Nonflammable 4.4 m aqueous electrolyte unlocking Ti₂Nb₁₀O₂₉ anodes for safe and wide-temperature aqueous batteries

Aqueous lithium-ion batteries promise safety and cost advantages, yet face critical challenges of narrow electrochemical stability windows and the lack of high-capacity anode materials, limiting their voltage output and energy density. Herein, we report a 4.4 m LiTFSI-Betaine-Urea-Water (BUW) quaternary eutectic electrolyte that suppresses water activity via molecular crowding and Li⁺–betaine/urea coordination, achieving an electrochemical stability window of 3.7 V with a cathodic limit around 1.1 V (vs Li/Li⁺). Betaine stabilizes water via strong zwitterionic interactions, broadening the electrochemical stability window and enabling high-capacity Ti₂Nb₁₀O₂₉ anode, which operates at a lower potential yet offers higher theoretical capacity than Li₄Ti₅O₁₂. When paired with LiMn₂O₄, the resulting LiMn₂O₄||Ti₂Nb₁₀O₂₉ full cell delivers stable cycling for over 400 cycles with ∼99 % Coulombic efficiency, retains 72 mAh g⁻¹ at 1.2 A g⁻¹, and demonstrates robust low-temperature performance (−25 °C).

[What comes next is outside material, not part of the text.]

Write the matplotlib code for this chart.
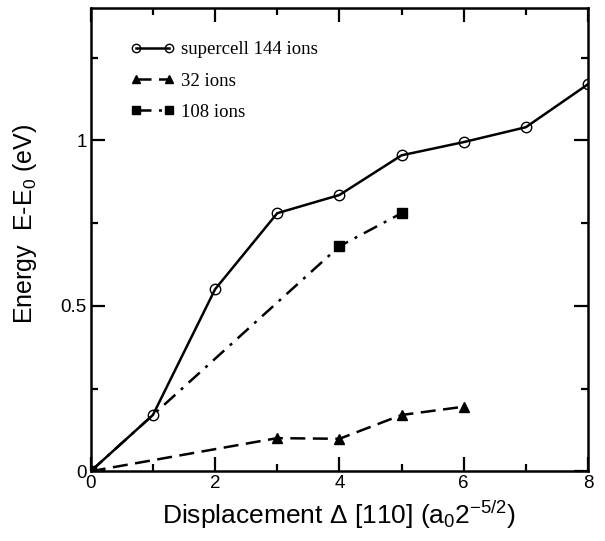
import matplotlib
matplotlib.use("Agg")
import matplotlib.pyplot as plt
from matplotlib.ticker import MultipleLocator

# supercell 144 ions
disp_144 = [0, 1, 2, 3, 4, 5, 6, 7, 8]
energy_144 = [0, 0.17, 0.55, 0.78, 0.835, 0.955, 0.995, 1.04, 1.17]

# 32 ions
disp_32 = [0, 3, 4, 5, 6]
energy_32 = [0, 0.10, 0.098, 0.17, 0.195]

# 108 ions
disp_108 = [0, 4, 5]
energy_108 = [0, 0.68, 0.78]

plt.rcParams['font.family'] = ['Liberation Sans', 'DejaVu Sans']
plt.rcParams['mathtext.fontset'] = 'custom'
plt.rcParams['mathtext.rm'] = 'Liberation Sans'
plt.rcParams['mathtext.it'] = 'Liberation Sans'

fig = plt.figure(figsize=(6.05, 5.41), dpi=100)
ax = fig.add_axes([0.150, 0.129, 0.822, 0.856])

ax.plot(disp_144, energy_144, '-', color='black', lw=1.8, marker='o',
        ms=7.5, mfc='none', mec='black', mew=1.0, label='supercell 144 ions', zorder=3)
ax.plot(disp_32, energy_32, color='black', lw=1.8, ls=(0, (6, 3)), marker='^',
        ms=7.5, label='32 ions', zorder=3)
ax.plot(disp_108, energy_108, color='black', lw=1.8, ls=(0, (6, 3, 1.2, 3)), marker='s',
        ms=7, label='108 ions', zorder=4)

ax.set_xlim(0, 8)
ax.set_ylim(0, 1.4)
ax.xaxis.set_major_locator(MultipleLocator(2))
ax.xaxis.set_minor_locator(MultipleLocator(1))
ax.yaxis.set_minor_locator(MultipleLocator(0.25))
ax.set_yticks([0, 0.5, 1])
ax.set_yticklabels(['0', '0.5', '1'])
ax.tick_params(which='both', direction='in', top=True, right=True, width=1.6, labelsize=13.5)
ax.tick_params(which='major', length=10, pad=3)
ax.tick_params(which='minor', length=5)
for s in ax.spines.values():
    s.set_linewidth(1.8)

ax.set_xlabel(r'Displacement $\Delta$ [110] (a$_0$2$^{-5/2}$)', fontsize=19, labelpad=5)
ax.set_ylabel(r'Energy  E-E$_0$ (eV)', fontsize=18, labelpad=10)
ax.yaxis.set_label_coords(-0.105, 0.535)

leg = ax.legend(loc='upper left', bbox_to_anchor=(0.045, 0.965), frameon=False,
                numpoints=2, handlelength=2.4, handletextpad=0.3, labelspacing=0.75,
                markerscale=0.8, prop={'family': 'Liberation Serif', 'size': 13.5})

fig.savefig('out.png', dpi=100)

Spectroscopy and simulations reveal a reduced number of free water and a bilayer SEI (LiF-rich inner/polymeric outer) on the anode that mitigates hydrogen evolution. This work demonstrates a synergistic electrolyte/anode design, establishing low-concentration, non-flammable eutectics as a practical route beyond “water-in-salt” electrolytes to enable lower-potential, higher-capacity anodes in safe, wide-temperature aqueous Li-ion batteries. © 2026 The Authors.